Support for ‘Brexit’ on the rise

The number of European job seekers has become a hot political issue in Britain and key driver of anti-EU sentiment.

David Cameron is under increasing pressure from his own centre-right Conservative party, which has a strong eurosceptic contingent, to come back with a robust deal.

Opinion polls currently suggest that Britons would vote to leave the EU in a so-called “Brexit” by a small margin.

Reflecting domestic pressure on the prime minister, the co-chair of the anti-EU Conservatives for Britain group dismissed the talks as “synthetic” and a “farce”.

“It is not going to answer the concerns of the British people. We need the power in our own parliament to determine what our migration policy is,” he told Sky News.


British Prime Minister David Cameron promised to renegotiate the UK's relations with the European Union. The renegotiation will be followed by a referendum by the end of 2017, to decide whether or not the United Kingdom should remain in the EU.

If he achieves the reforms, Cameron will campaign to stay in. Otherwise, the Conservatives might campaign to leave the EU. This decision could have far-reaching consequences for trade, investment and Great Britain's position on the international scene.

Some other European countries are ready to listen to Cameron's concerns on issues such as immigration, and may be prepared to make limited concessions to keep Britain in the bloc.

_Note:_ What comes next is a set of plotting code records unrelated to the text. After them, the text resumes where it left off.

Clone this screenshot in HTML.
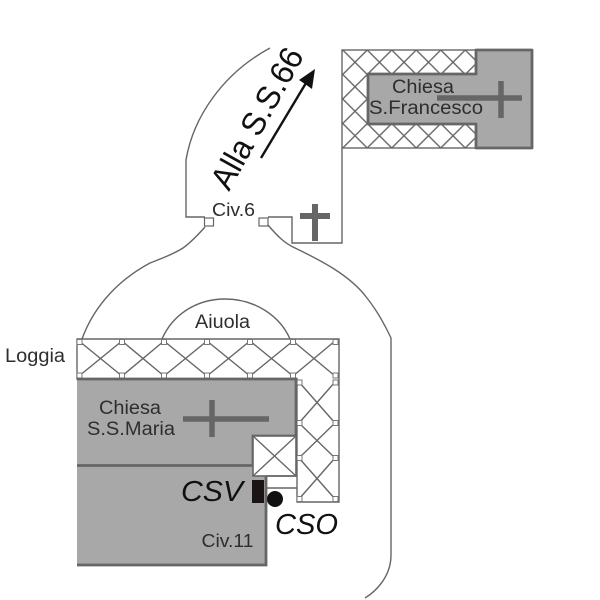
<!DOCTYPE html>
<html><head><meta charset="utf-8"><style>
html,body{margin:0;padding:0;background:#fff;width:600px;height:600px;overflow:hidden}
svg{display:block}
text{font-family:"Liberation Sans",sans-serif;fill:#2e2e2e}
</style></head><body>
<svg width="600" height="600" viewBox="0 0 600 600" xmlns="http://www.w3.org/2000/svg">
<defs>
<pattern id="x" x="342.75" y="50" width="24.5" height="24.5" patternUnits="userSpaceOnUse">
<path d="M0 0L24.5 24.5M24.5 0L0 24.5" stroke="#666" stroke-width="1.4"/>
</pattern>
</defs>
<g fill="none" stroke="#666" stroke-width="1.4">
<path d="M270 48C222 74 193 118 186 160V217H205"/>
<path d="M268 217H292V243H342V148"/>
<path d="M205 227C197 236 190 243 183 248C172 255 160 259 150 263C122 278 95 303 82 339"/>
<path d="M268 225C278 237 285 243 293 247C320 260 350 275 367 298C378 312 385 325 391 338V555C391 575 378 590 365 598"/>
<path d="M162 339C172 316 195 299 225 299C255 299 280 316 290 339"/>
</g>
<rect x="342" y="50" width="134" height="98" fill="url(#x)" stroke="#666" stroke-width="1.4"/>
<path d="M476 50H532V148H476V124H368V74H476Z" fill="#a8a8a8" stroke="#666" stroke-width="2.8" stroke-linejoin="round"/>
<path d="M501 81V118M437 98H522" stroke="#666" stroke-width="5.5" fill="none"/>
<text x="392" y="93" font-size="19" textLength="62" lengthAdjust="spacingAndGlyphs">Chiesa</text>
<text x="369" y="114" font-size="19" textLength="114" lengthAdjust="spacingAndGlyphs">S.Francesco</text>
<path d="M261 158L306 83" stroke="#111" stroke-width="2.4" fill="none"/>
<path d="M315 69L312 89L305 84L299 80Z" fill="#111"/>
<text transform="translate(229,192) rotate(-61)" font-size="33" textLength="156" lengthAdjust="spacingAndGlyphs" style="fill:#111">Alla S.S.66</text>
<path d="M315 204V241M300 216H330" stroke="#666" stroke-width="6" fill="none"/>
<text x="212" y="216" font-size="18.500" textLength="43" lengthAdjust="spacingAndGlyphs">Civ.6</text>
<rect x="204.500" y="218" width="9" height="8" fill="#fff" stroke="#666" stroke-width="1.2"/>
<rect x="259" y="218" width="9" height="8" fill="#fff" stroke="#666" stroke-width="1.2"/>
<g fill="none" stroke="#666" stroke-width="1.4">
<path d="M77 339H339V502H297V379H77Z" fill="#fff"/>
<path d="M79 341L122 376L164 341L207 376L250 341L293 376L335 341"/>
<path d="M79 376L122 341L164 376L207 341L250 376L293 341L335 376"/>
<path d="M299 382L335 423L299 458L335 499M335 382L299 423L335 458L299 499"/>
</g>
<g fill="#fff" stroke="#777" stroke-width="1">
<rect x="77" y="339.500" width="5" height="5"/><rect x="119.500" y="339.500" width="5" height="5"/><rect x="161.500" y="339.500" width="5" height="5"/><rect x="204.500" y="339.500" width="5" height="5"/><rect x="247.500" y="339.500" width="5" height="5"/><rect x="290.500" y="339.500" width="5" height="5"/><rect x="333" y="339.500" width="5" height="5"/>
<rect x="77" y="373" width="5" height="5"/><rect x="119.500" y="373" width="5" height="5"/><rect x="161.500" y="373" width="5" height="5"/><rect x="204.500" y="373" width="5" height="5"/><rect x="247.500" y="373" width="5" height="5"/><rect x="290.500" y="373" width="5" height="5"/><rect x="333" y="373" width="5" height="5"/>
<rect x="297" y="380" width="5" height="5"/><rect x="297" y="420.500" width="5" height="5"/><rect x="297" y="455.500" width="5" height="5"/><rect x="297" y="496.500" width="5" height="5"/>
<rect x="333" y="380" width="5" height="5"/><rect x="333" y="420.500" width="5" height="5"/><rect x="333" y="455.500" width="5" height="5"/><rect x="333" y="496.500" width="5" height="5"/>
</g>
<path d="M77 379H296V436H253V476H266V565H77Z" fill="#a8a8a8"/>
<path d="M77 379H296V436H253V466M77 465.500H253M266 476V565H77" fill="none" stroke="#666" stroke-width="2.8"/>
<rect x="253" y="436" width="43" height="40" fill="#fff" stroke="#666" stroke-width="1.6"/>
<path d="M253 436L296 476M296 436L253 476" stroke="#666" stroke-width="1.3"/>
<path d="M266 476H297M266 488H297" stroke="#666" stroke-width="1.6" fill="none"/>
<path d="M212 400V437M183 419H269" stroke="#666" stroke-width="5.5" fill="none"/>
<rect x="252" y="480" width="12" height="23" fill="#1a1414"/>
<circle cx="275" cy="499" r="8" fill="#111"/>
<text x="5" y="362" font-size="19" textLength="60" lengthAdjust="spacingAndGlyphs">Loggia</text>
<text x="195" y="328" font-size="19" textLength="55" lengthAdjust="spacingAndGlyphs">Aiuola</text>
<text x="99" y="414" font-size="19" textLength="62" lengthAdjust="spacingAndGlyphs">Chiesa</text>
<text x="87" y="435" font-size="19" textLength="88" lengthAdjust="spacingAndGlyphs">S.S.Maria</text>
<text x="181" y="501" font-size="29" font-style="italic" textLength="62" lengthAdjust="spacingAndGlyphs" style="fill:#111">CSV</text>
<text x="275" y="534" font-size="29" font-style="italic" textLength="63" lengthAdjust="spacingAndGlyphs" style="fill:#111">CSO</text>
<text x="201.500" y="547" font-size="18.500" textLength="52" lengthAdjust="spacingAndGlyphs">Civ.11</text>
</svg>
</body></html>
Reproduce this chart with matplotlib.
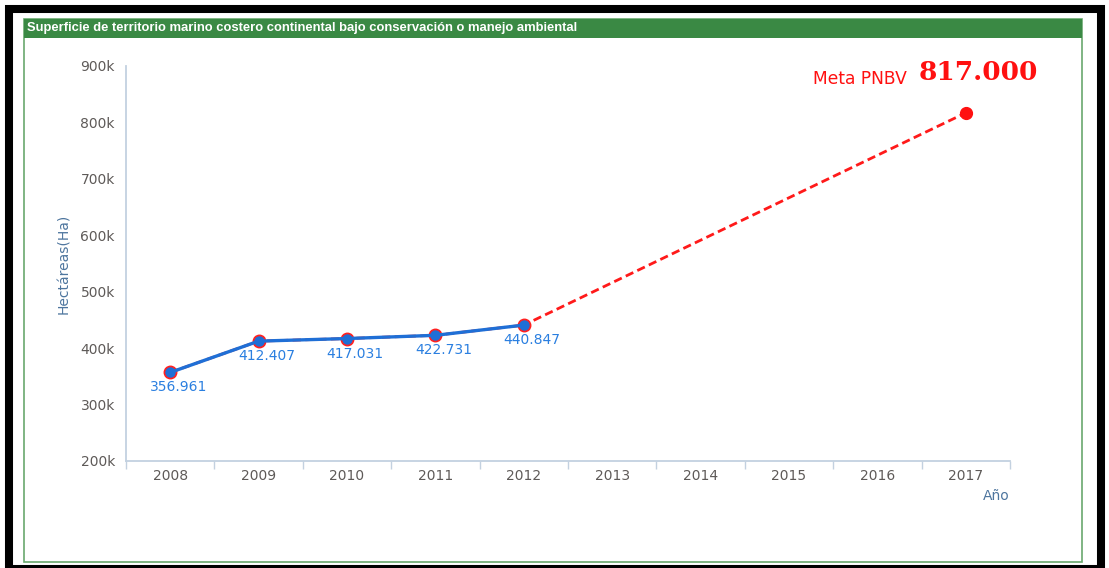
import matplotlib.pyplot as plt
from matplotlib.patches import Rectangle

# Superficie bajo conservación (Ha) por año
years = ["2008", "2009", "2010", "2011", "2012", "2013", "2014", "2015", "2016", "2017"]
real_years = ["2008", "2009", "2010", "2011", "2012"]
real_values = [356961, 412407, 417031, 422731, 440847]
meta_year = "2017"
meta_value = 817000
y_ticks = [200000, 300000, 400000, 500000, 600000, 700000, 800000, 900000]

W, H = 1109, 568


def px_x(x):
    return x / W


def px_y(y):
    return 1 - y / H


def fmt_miles(v):
    return f"{v:,.0f}".replace(",", ".")


fig = plt.figure(figsize=(W / 100, H / 100), dpi=100)
fig.patch.set_facecolor("white")

# marco negro exterior
fig.add_artist(Rectangle((px_x(9), px_y(569)), px_x(1092), 560 / H,
                         transform=fig.transFigure, fill=False,
                         edgecolor="black", linewidth=5.8))
# panel con borde verde y cabecera
fig.add_artist(Rectangle((px_x(24), px_y(562)), px_x(1058), 543 / H,
                         transform=fig.transFigure, fill=False,
                         edgecolor="#6aa86e", linewidth=1.2))
fig.add_artist(Rectangle((px_x(24), px_y(38)), px_x(1058), 19 / H,
                         transform=fig.transFigure, facecolor="#3a8944",
                         edgecolor="none"))
fig.text(px_x(27), px_y(28.5), "Superficie de territorio marino costero continental bajo conservación o manejo ambiental",
         color="white", fontsize=9.4, fontweight="bold", family="Liberation Sans",
         ha="left", va="center")

ax = fig.add_axes([px_x(126), px_y(461), px_x(884), 395 / H])
x_pos = {y: i for i, y in enumerate(years)}

# serie meta (roja, discontinua) por debajo de la serie real
meta_x = [x_pos[y] for y in real_years] + [x_pos[meta_year]]
meta_y = real_values + [meta_value]
ax.plot(meta_x, meta_y, color="#ff1a1a", linewidth=2, linestyle=(0, (3, 1.6)), zorder=2)
ax.plot([x_pos[y] for y in real_years], real_values, "o", color="#ff2020",
        markersize=9, linestyle="none", zorder=2)
ax.plot([x_pos[meta_year]], [meta_value], "o", color="#ff1010", markersize=8.5, zorder=3)

# serie real (azul)
rx = [x_pos[y] for y in real_years]
ax.plot(rx, real_values, color="#1f6fd6", linewidth=2.4, zorder=4)
ax.plot(rx, real_values, "o", color="#1f6fd6", markersize=6.5, linestyle="none", zorder=5)

for x, v in zip(rx, real_values):
    ax.annotate(fmt_miles(v), (x, v), textcoords="offset pixels", xytext=(8, -15),
                ha="center", va="center", color="#2a7fe0", fontsize=10)

ax.annotate(fmt_miles(meta_value), (x_pos[meta_year], meta_value),
            textcoords="offset pixels", xytext=(72, 33), ha="right", va="baseline",
            color="#ff1010", fontsize=19, fontweight="bold", family="DejaVu Serif",
            annotation_clip=False)
ax.annotate("Meta PNBV", (x_pos[meta_year], meta_value),
            textcoords="offset pixels", xytext=(-59, 29), ha="right", va="baseline",
            color="#ff1010", fontsize=12.3, annotation_clip=False)

ax.set_xlim(-0.5, len(years) - 0.5)
ax.set_ylim(200000, 900000)
ax.set_yticks(y_ticks)
ax.set_yticklabels([f"{t // 1000}k" for t in y_ticks])
ax.set_xticks(range(len(years)))
ax.set_xticklabels(years)
ax.set_xticks([i - 0.5 for i in range(len(years) + 1)], minor=True)

for side in ["top", "right"]:
    ax.spines[side].set_visible(False)
for side in ["left", "bottom"]:
    ax.spines[side].set_color("#c3d1e0")
    ax.spines[side].set_linewidth(1.3)

ax.tick_params(axis="x", which="major", length=0, pad=6, labelsize=10, labelcolor="#5e5a58")
ax.tick_params(axis="x", which="minor", length=6, width=1, color="#c3d1e0", direction="out")
ax.tick_params(axis="y", length=0, pad=8, labelsize=10, labelcolor="#5e5a58")

ax.set_ylabel("Hectáreas(Ha)", color="#4d759e", fontsize=10, labelpad=7)
fig.text(px_x(1010), px_y(496), "Año", color="#4d759e", fontsize=10, ha="right", va="center")

fig.savefig("out.png", dpi=100)
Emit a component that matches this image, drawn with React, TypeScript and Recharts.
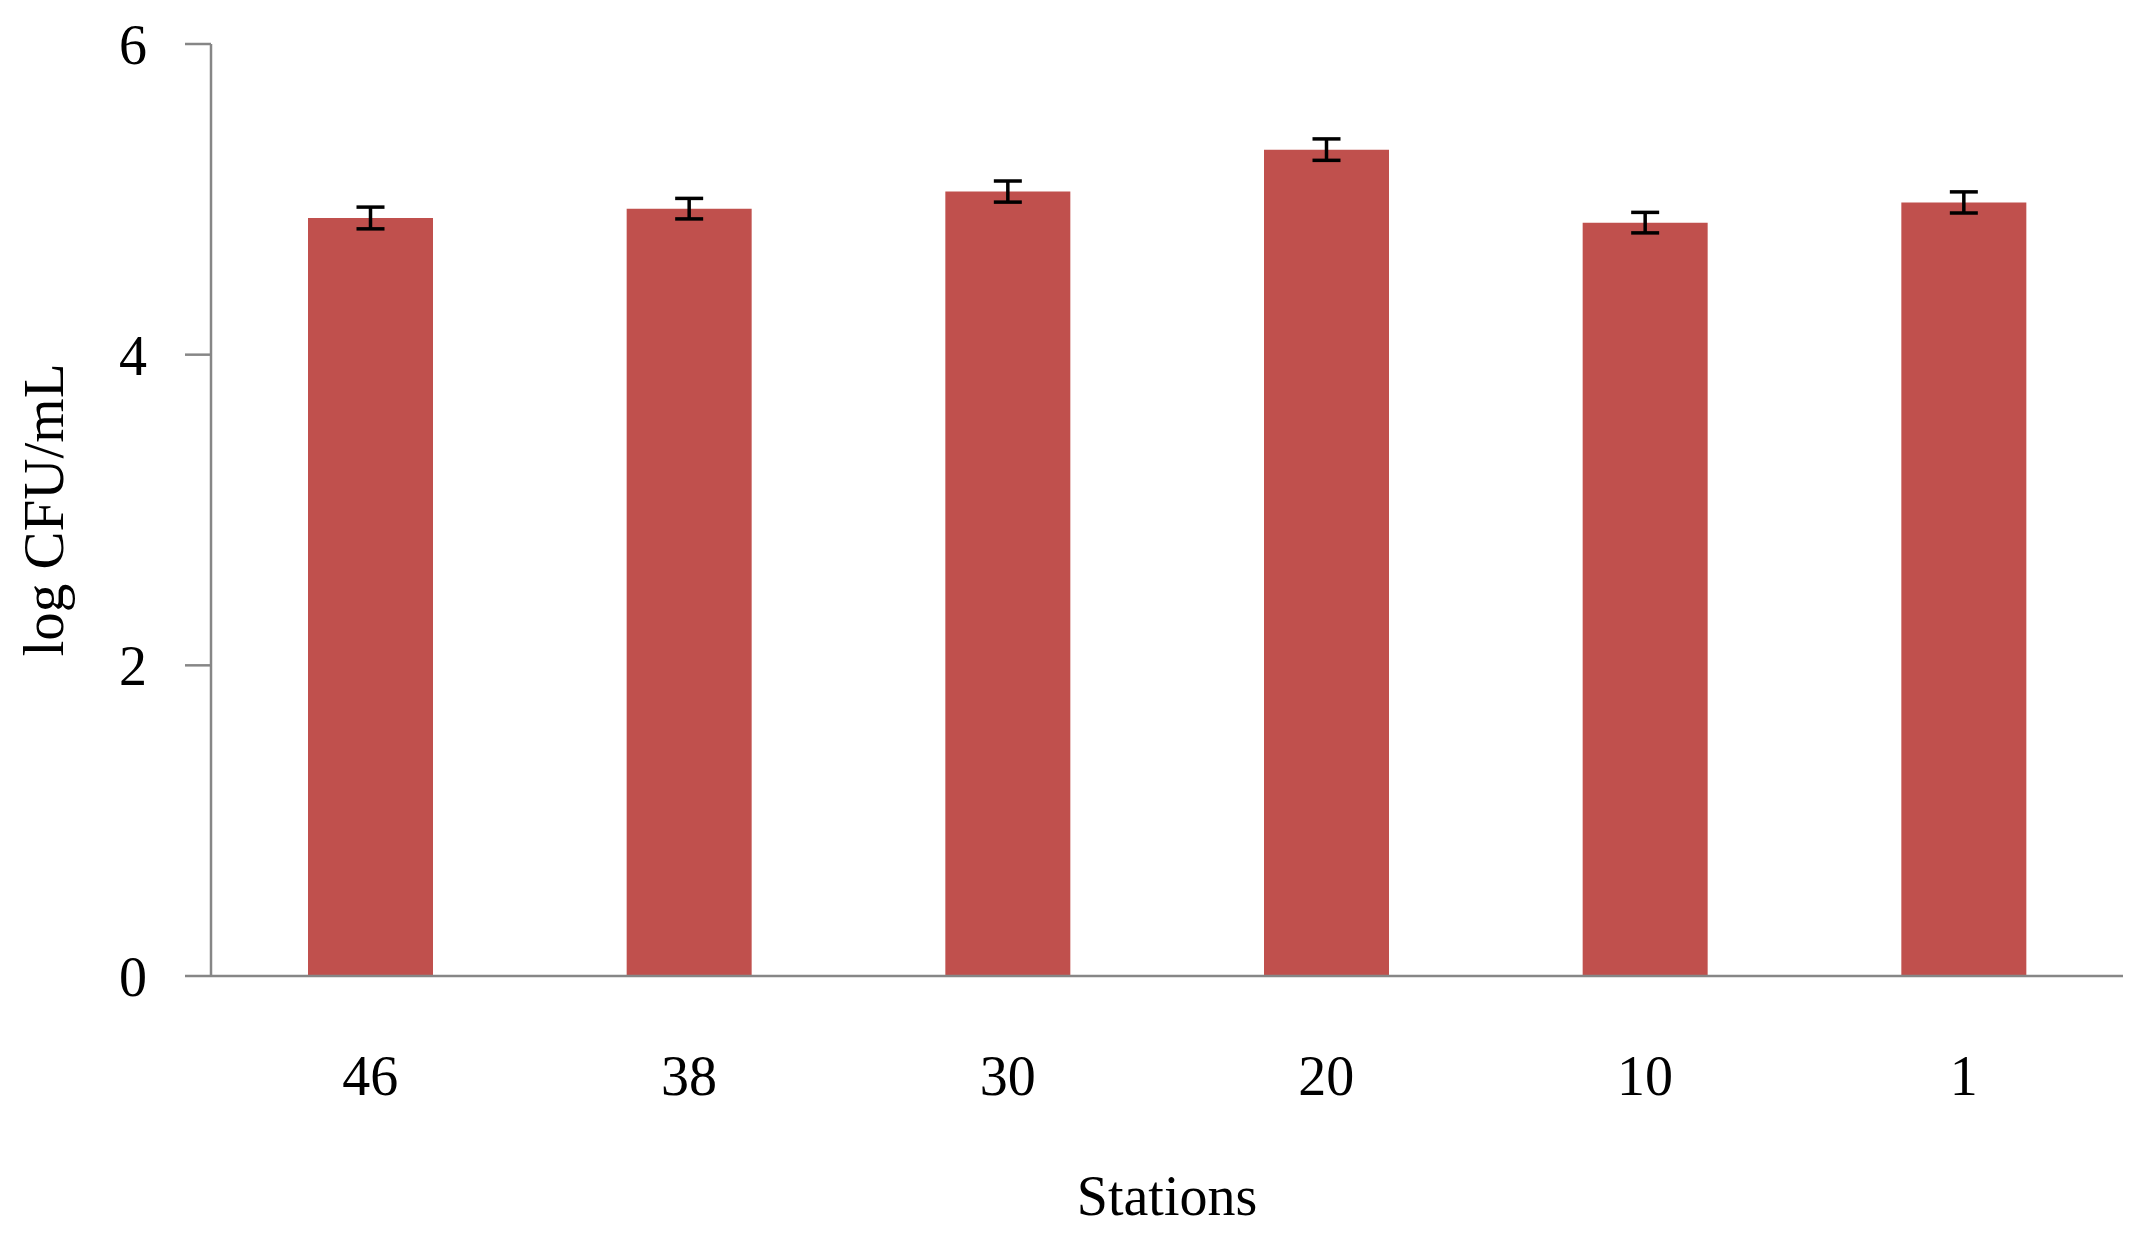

But EU leaders also have their red lines, and have ruled out changing fundamental EU principles, such as the free movement of workers, and a ban on discriminating between workers from different EU states.

>>Read our LinksDossier: The UK's EU referendum: On the path to Brexit?


  • 18-19 February 2016: EU leaders to discuss Cameron's reform demands at summit in Brussels.
  • June 2016: Rumoured favoured date of Cameron for holding the referendum.
  • End of 2017: Deadline for referendum.
  • July-December 2017: United Kingdom holds rotating EU Council Presidency.